**Your task**: Begin with the first line below and retype each line exactly through the line containing "const FOOTER = 'GW036166 v5.grf';". Any pictures are to be left out.
□ □ □ □ □ □ □
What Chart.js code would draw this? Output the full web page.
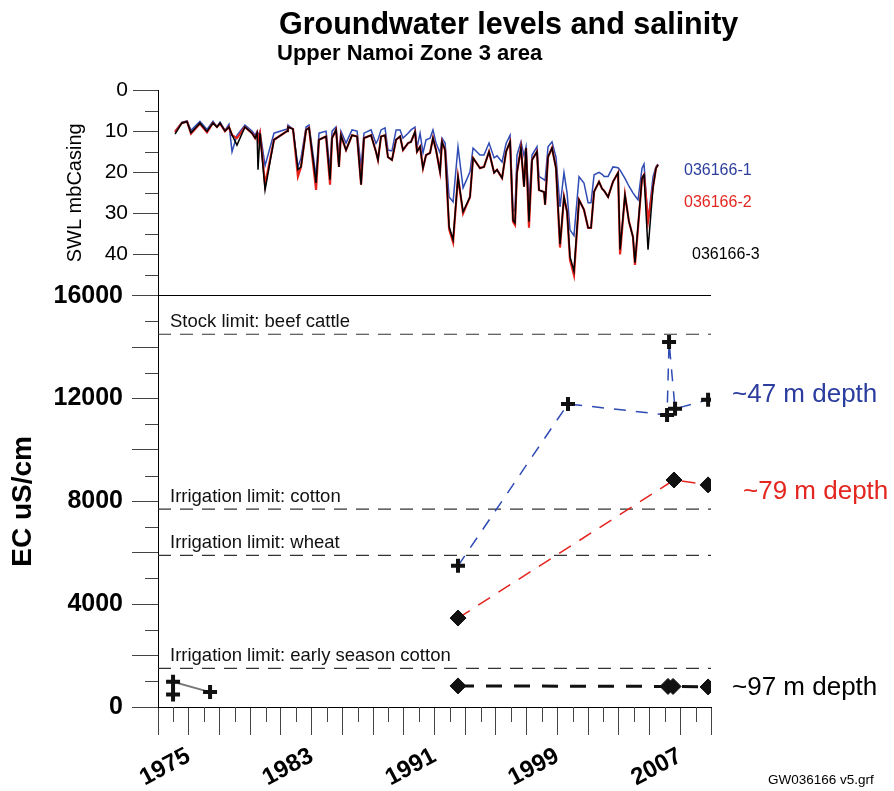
<!DOCTYPE html>
<html>
<head>
<meta charset="utf-8">
<title>Groundwater levels and salinity</title>
<script src="https://cdn.jsdelivr.net/npm/chart.js@4.4.1/dist/chart.umd.min.js"></script>
<style>
  html, body { margin: 0; padding: 0; background: #fff; }
  #wrap { width: 894px; height: 791px; }
</style>
</head>
<body>
<div id="wrap"><canvas id="chart" width="894" height="791"></canvas></div>
<script>
// ==============================
// Datos
// ==============================
const TITLE = 'Groundwater levels and salinity';
const SUBTITLE = 'Upper Namoi Zone 3 area';
const FOOTER = 'GW036166 v5.grf';

const xLabelYears = [1975, 1983, 1991, 1999, 2007];

// Nivel estático (SWL, m bajo el brocal) - tres piezómetros
const swlYears = [
  1974.11, 1974.56, 1974.89, 1975.15, 1975.73, 1976.19, 1976.58, 1976.84, 1977.04, 1977.36,
  1977.62, 1977.82, 1978.14, 1978.66, 1979.12, 1979.32, 1979.45, 1979.51, 1979.64, 1979.97,
  1980.55, 1981.40, 1981.46, 1981.79, 1982.11, 1982.31, 1982.64, 1982.83, 1983.29, 1983.48,
  1983.94, 1984.20, 1984.33, 1984.59, 1984.78, 1984.91, 1985.24, 1985.63, 1985.96, 1986.22,
  1986.41, 1986.87, 1987.19, 1987.32, 1987.52, 1987.78, 1987.97, 1988.23, 1988.50, 1988.76,
  1988.95, 1989.28, 1989.47, 1989.73, 1989.86, 1990.06, 1990.25, 1990.45, 1990.71, 1990.90,
  1991.10, 1991.36, 1991.49, 1991.69, 1991.95, 1992.21, 1992.53, 1992.86, 1993.31, 1993.51,
  1993.96, 1994.22, 1994.55, 1994.88, 1995.07, 1995.40, 1995.66, 1995.92, 1996.11, 1996.24,
  1996.37, 1996.63, 1996.83, 1996.96, 1997.15, 1997.35, 1997.67, 1997.80, 1998.13, 1998.20,
  1998.39, 1998.65, 1998.91, 1999.17, 1999.43, 1999.63, 1999.82, 2000.08, 2000.41, 2000.73,
  2001.00, 2001.19, 2001.39, 2001.71, 2001.91, 2002.04, 2002.30, 2002.62, 2002.95, 2003.08,
  2003.40, 2003.66, 2003.92, 2004.05, 2004.25, 2004.51, 2004.64, 2004.90, 2005.23, 2005.42,
  2005.55
];
// 036166-1 (azul)
const swl1 = [
  10.0, 7.8, 7.5, 9.8, 7.6, 9.6, 7.6, 9.0, 7.8, 9.8,
  8.3, 15.0, 11.0, 8.5, 10.0, 11.0, 10.0, 11.0, 10.0, 18.4,
  10.5, 9.5, 8.5, 9.5, 18.7, 16.5, 9.0, 8.5, 21.0, 10.5,
  10.0, 19.4, 10.0, 9.0, 16.5, 10.0, 12.9, 9.7, 10.0, 18.7,
  10.5, 9.7, 13.0, 12.1, 9.7, 9.2, 14.6, 14.8, 9.7, 9.7,
  11.7, 10.5, 9.7, 9.0, 14.0, 10.5, 15.3, 12.1, 11.7, 9.7,
  12.9, 15.3, 11.7, 12.9, 26.0, 27.2, 13.8, 23.8, 19.9, 14.1,
  15.8, 15.8, 12.9, 16.5, 16.0, 17.5, 13.0, 11.0, 29.6, 29.0,
  15.8, 12.6, 16.0, 13.8, 27.2, 15.8, 13.8, 21.0, 21.8, 22.0,
  13.8, 12.6, 16.3, 28.4, 20.1, 25.0, 34.0, 35.4, 21.1, 22.6,
  27.4, 27.4, 20.6, 20.0, 20.5, 21.0, 21.0, 18.7, 18.9, 19.5,
  21.5, 23.4, 25.0, 25.7, 26.7, 19.0, 18.0, 32.0, 21.0, 18.7,
  18.0
];
// 036166-2 (rojo)
const swl2 = [
  10.2, 8.0, 7.7, 10.6, 8.2, 10.3, 8.0, 9.0, 8.2, 10.0,
  9.0, 11.0, 11.7, 9.0, 10.5, 11.7, 10.5, 12.5, 10.5, 23.0,
  12.1, 10.0, 9.0, 9.5, 21.0, 18.7, 9.7, 9.2, 24.3, 12.1,
  11.3, 23.0, 11.7, 9.7, 18.7, 11.0, 14.6, 11.0, 11.3, 23.0,
  11.7, 11.0, 15.0, 17.0, 11.3, 11.0, 16.3, 17.0, 12.1, 11.3,
  14.6, 12.9, 12.6, 10.2, 15.0, 13.8, 19.0, 15.8, 15.3, 11.7,
  14.6, 19.9, 12.6, 14.6, 33.8, 37.0, 21.1, 30.0, 26.0, 16.5,
  19.0, 18.7, 15.0, 20.1, 19.4, 21.4, 15.0, 12.6, 32.0, 32.8,
  20.1, 14.1, 23.5, 14.1, 33.5, 17.0, 15.0, 24.3, 24.8, 27.9,
  16.3, 14.1, 19.0, 38.3, 26.0, 29.6, 41.3, 45.0, 26.7, 29.1,
  33.5, 33.5, 24.7, 22.3, 24.0, 24.5, 26.0, 22.3, 20.1, 40.0,
  25.5, 32.0, 35.7, 42.5, 33.5, 21.4, 20.6, 32.0, 23.5, 19.0,
  18.2
];
// 036166-3 (negro)
const swl3 = [
  10.7, 8.0, 7.7, 10.4, 8.0, 10.1, 8.0, 9.0, 8.0, 10.0,
  9.0, 10.9, 13.4, 9.0, 10.5, 11.7, 10.5, 19.4, 10.5, 24.3,
  12.1, 10.0, 9.0, 9.5, 19.4, 18.7, 9.7, 9.2, 22.6, 12.1,
  11.3, 21.8, 11.7, 9.7, 18.7, 11.0, 14.6, 11.0, 11.3, 23.0,
  11.7, 11.0, 15.0, 17.0, 11.3, 11.0, 16.3, 17.0, 12.1, 11.3,
  14.6, 12.9, 12.6, 10.2, 15.0, 13.8, 19.0, 15.8, 15.3, 11.7,
  14.6, 19.9, 12.6, 14.6, 33.2, 36.4, 21.1, 29.6, 26.0, 16.5,
  19.0, 18.7, 15.0, 20.1, 19.4, 21.4, 15.0, 12.6, 31.6, 32.3,
  20.1, 14.1, 23.5, 14.1, 32.0, 17.0, 15.0, 24.3, 24.8, 27.9,
  16.3, 14.1, 19.0, 37.5, 26.0, 29.6, 40.5, 44.0, 26.7, 29.1,
  33.5, 33.5, 24.7, 22.3, 24.0, 24.5, 26.0, 22.3, 20.1, 38.8,
  25.5, 32.0, 35.7, 42.0, 33.0, 21.4, 20.6, 38.8, 23.5, 19.0,
  18.2
];
const swlNames = ['036166-1', '036166-2', '036166-3'];

// Conductividad eléctrica (EC uS/cm)
const ecEarlyYears = [1973.98, 1973.98, 1976.39];
const ecEarly = [490, 980, 580];
const ec47Years = [1992.53, 1999.69, 2006.14, 2006.27, 2006.66, 2008.81];
const ec47 = [5490, 11790, 11360, 14200, 11600, 11950];
const ec79Years = [1992.53, 2006.59, 2008.81];
const ec79 = [3460, 8830, 8640];
const ec97Years = [1992.53, 2006.20, 2006.53, 2008.81];
const ec97 = [820, 800, 800, 780];
const depthLabels = ['~47 m depth', '~79 m depth', '~97 m depth'];

// Límites de uso
const limitValues = [14500, 7700, 5900, 1500];
const limitLabels = [
  'Stock limit: beef cattle',
  'Irrigation limit: cotton',
  'Irrigation limit: wheat',
  'Irrigation limit: early season cotton'
];

// ==============================
// Estilos
// ==============================
const FONT = "'Liberation Sans', Arial, Helvetica, sans-serif";
const BLUE = '#2f4bb4';
const RED = '#e5231d';
const BLUE_TXT = '#2b3d9e';
const RED_TXT = '#e3261f';
const X_MIN = 1973, X_MAX = 2009;

Chart.defaults.font.family = FONT;
Chart.defaults.color = '#000';

const toPts = (xs, ys) => xs.map((x, i) => ({ x: x, y: ys[i] }));

// ==============================
// Ticks cortos (menores) y textos
// ==============================
const minorTicks = {
  id: 'minorTicks',
  afterDraw(chart) {
    const { ctx, chartArea, scales } = chart;
    ctx.save();
    ctx.strokeStyle = '#444';
    ctx.lineWidth = 1;
    ctx.beginPath();
    for (let v = 5; v < 50; v += 10) {
      const y = Math.round(scales.ySWL.getPixelForValue(v)) + 0.5;
      ctx.moveTo(chartArea.left - 13, y);
      ctx.lineTo(chartArea.left, y);
    }
    for (let v = 1000; v < 16000; v += 2000) {
      const y = Math.round(scales.yEC.getPixelForValue(v)) + 0.5;
      ctx.moveTo(chartArea.left - 13, y);
      ctx.lineTo(chartArea.left, y);
    }
    for (let yr = X_MIN + 1; yr < X_MAX; yr += 2) {
      const x = Math.round(scales.x.getPixelForValue(yr)) + 0.5;
      ctx.moveTo(x, chartArea.bottom);
      ctx.lineTo(x, chartArea.bottom + 15);
    }
    ctx.stroke();
    ctx.restore();
  }
};

const annotations = {
  id: 'annotations',
  afterDraw(chart) {
    const { ctx, chartArea, scales } = chart;
    const ec = scales.yEC;
    ctx.save();
    ctx.textAlign = 'left';
    ctx.textBaseline = 'alphabetic';

    // Títulos
    ctx.fillStyle = '#000';
    ctx.font = 'bold 30.5px ' + FONT;
    ctx.fillText(TITLE, 279, 34);
    ctx.font = 'bold 22px ' + FONT;
    ctx.fillText(SUBTITLE, 277, 60);

    // Etiquetas de los límites
    ctx.font = '18.5px ' + FONT;
    ctx.fillStyle = '#111';
    limitLabels.forEach((txt, i) => {
      ctx.fillText(txt, chartArea.left + 12, ec.getPixelForValue(limitValues[i]) - 7);
    });

    // Nombres de los piezómetros
    ctx.font = '16px ' + FONT;
    const wellPos = [[684, 175], [684, 207], [692, 259]];
    const wellCol = [BLUE_TXT, RED_TXT, '#000'];
    swlNames.forEach((txt, i) => {
      ctx.fillStyle = wellCol[i];
      ctx.fillText(txt, wellPos[i][0], wellPos[i][1]);
    });

    // Profundidades
    ctx.font = '26px ' + FONT;
    const depthPos = [[732, 402], [743, 499], [732, 695]];
    const depthCol = [BLUE_TXT, RED_TXT, '#000'];
    depthLabels.forEach((txt, i) => {
      ctx.fillStyle = depthCol[i];
      ctx.fillText(txt, depthPos[i][0], depthPos[i][1]);
    });

    // Pie
    ctx.fillStyle = '#000';
    ctx.font = "13.5px 'Liberation Sans Narrow', " + FONT;
    ctx.fillText(FOOTER, 768, 784);
    ctx.restore();
  }
};

// ==============================
// Datasets (el primero se dibuja encima)
// ==============================
const ecLine = (xs, ys, color, width, dash, style, radius, border) => ({
  data: toPts(xs, ys),
  yAxisID: 'yEC',
  showLine: true,
  borderColor: color,
  borderWidth: width,
  borderDash: dash,
  pointStyle: style,
  pointRadius: radius,
  pointBorderWidth: border,
  pointBackgroundColor: '#111',
  pointBorderColor: '#111'
});

const datasets = [
  ecLine(ec97Years, ec97, '#111', 3, [16, 12], 'rectRot', 8, 1),
  ecLine(ec79Years, ec79, RED, 1.5, [14, 10], 'rectRot', 8, 1),
  ecLine(ec47Years, ec47, BLUE, 1.5, [12, 10], 'cross', 7, 4),
  ecLine(ecEarlyYears, ecEarly, '#777', 2, [], 'cross', 7, 4)
];

limitValues.forEach(v => {
  datasets.push({
    data: [{ x: X_MIN, y: v }, { x: X_MAX, y: v }],
    yAxisID: 'yEC',
    showLine: true,
    borderColor: '#333',
    borderWidth: 1.2,
    borderDash: [13, 9],
    pointRadius: 0
  });
});

[[swl3, '#000', 1.5], [swl2, RED, 2.2], [swl1, BLUE, 1.5]].forEach(([ys, color, w]) => {
  datasets.push({
    data: toPts(swlYears, ys),
    yAxisID: 'ySWL',
    showLine: true,
    borderColor: color,
    borderWidth: w,
    pointRadius: 0,
    tension: 0
  });
});

// ==============================
// Gráfico
// ==============================
new Chart(document.getElementById('chart').getContext('2d'), {
  type: 'scatter',
  data: { datasets: datasets },
  options: {
    responsive: false,
    animation: false,
    layout: { padding: { top: 90, left: 0, right: 183, bottom: 0 } },
    plugins: { legend: { display: false }, tooltip: { enabled: false } },
    scales: {
      x: {
        type: 'linear',
        min: X_MIN,
        max: X_MAX,
        afterFit: s => { s.height = 84; },
        border: { display: true, color: '#000', width: 1 },
        grid: {
          drawOnChartArea: false,
          drawTicks: true,
          tickLength: 28,
          tickColor: c => (c.tick && c.tick.value % 2 === 1) ? '#444' : 'rgba(0,0,0,0)'
        },
        ticks: {
          stepSize: 1,
          autoSkip: false,
          minRotation: 28,
          maxRotation: 28,
          padding: 7,
          font: { size: 24, weight: 'bold' },
          callback: v => xLabelYears.includes(v) ? String(v) : ''
        }
      },
      // el eje EC va primero para que el de SWL quede arriba en la pila
      yEC: {
        type: 'linear',
        position: 'left',
        stack: 'panels',
        stackWeight: 2,
        min: 0,
        max: 16000,
        afterFit: s => { s.width = 158; },
        border: { display: true, color: '#000', width: 1 },
        grid: {
          drawOnChartArea: false,
          drawTicks: true,
          tickLength: 26,
          tickColor: c => (c.tick && c.tick.value % 2000 === 0) ? '#444' : 'rgba(0,0,0,0)'
        },
        ticks: {
          stepSize: 1000,
          autoSkip: false,
          padding: 9,
          font: { size: 25, weight: 'bold' },
          callback: v => (v % 4000 === 0) ? String(v) : ''
        },
        title: {
          display: true,
          text: 'EC uS/cm',
          font: { size: 28, weight: 'bold' },
          padding: { top: 6, bottom: 0 }
        }
      },
      ySWL: {
        type: 'linear',
        position: 'left',
        stack: 'panels',
        stackWeight: 1,
        reverse: true,
        min: 0,
        max: 50,
        afterFit: s => { s.width = 158; },
        border: { display: true, color: '#000', width: 1 },
        grid: {
          drawOnChartArea: true,
          drawTicks: true,
          tickLength: 25,
          color: c => (c.tick && c.tick.value === 50) ? '#000' : 'rgba(0,0,0,0)',
          tickColor: c => (c.tick && c.tick.value % 10 === 0) ? '#444' : 'rgba(0,0,0,0)'
        },
        ticks: {
          stepSize: 5,
          autoSkip: false,
          padding: 5,
          font: { size: 21 },
          callback: v => (v % 10 === 0 && v < 50) ? String(v) : ''
        },
        title: {
          display: true,
          text: 'SWL mbCasing',
          font: { size: 20 },
          padding: { top: 63, bottom: 0 }
        }
      }
    }
  },
  plugins: [minorTicks, annotations]
});
</script>
</body>
</html>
□ □ □ □ □ □ □
**The completed task**:
What Chart.js code would draw this? Output the full web page.
<!DOCTYPE html>
<html>
<head>
<meta charset="utf-8">
<title>Groundwater levels and salinity</title>
<script src="https://cdn.jsdelivr.net/npm/chart.js@4.4.1/dist/chart.umd.min.js"></script>
<style>
  html, body { margin: 0; padding: 0; background: #fff; }
  #wrap { width: 894px; height: 791px; }
</style>
</head>
<body>
<div id="wrap"><canvas id="chart" width="894" height="791"></canvas></div>
<script>
// ==============================
// Datos
// ==============================
const TITLE = 'Groundwater levels and salinity';
const SUBTITLE = 'Upper Namoi Zone 3 area';
const FOOTER = 'GW036166 v5.grf';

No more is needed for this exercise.